The centrifuge technology increases reliability, operational performance and capacity of the dewatering process to produce biosolids that exceed current environmental standards. This technology meets permit requirements and the demands of the expected population growth in the region.

A drier biosolids cake is easier to work with in the preparation of Val-E-Gro. A drier cake also improves the public acceptability for reuse in landscaping and gardening applications.
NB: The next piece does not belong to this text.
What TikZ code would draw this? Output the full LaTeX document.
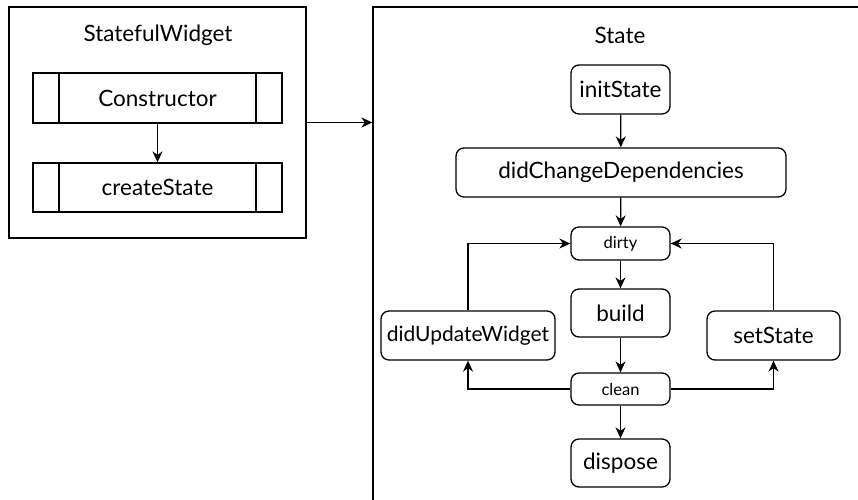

Finally, the use of centrifuges eliminates exposure to off-gasses that are produced using the existing BFP technology, and they improve the JAMES WWTP’s health and safety conditions.

Project Greening
A number of green features were included in the design of the biosolids dewatering project:

  • A second story was added onto the existing building to house the new centrifuges. This design maximizes the use of the existing plant footprint and minimizes disturbance to the surrounding environment (e.g., fish and wildlife habitat). Addition of a second story also minimizes the amount of new building materials required for the upgrade.
  • The building includes energy-efficient light fixtures with motion sensors to provide lighting only when the space is occupied.
  • Foul air is extracted directly from the centrifuge equipment and discharged to the existing odor control/treatment system. This reduces the energy demand and defers the need to upgrade the odor control system.
  • The HVAC system is designed to minimize the amount of general ventilation, reduce heating loads through low temperature set points (e.g., 10°C in winter) and provide free cooling in summer. The design approach reduces energy consumption and operating costs.

To date, two centrifuges have been installed and are being commissioned at the JAMES WWTP. Once completed, the city of Abbotsford and District of Mission will see cost savings and a reduction in GHGs due to reduced trucking as a result of the drier solids produced by the centrifuges.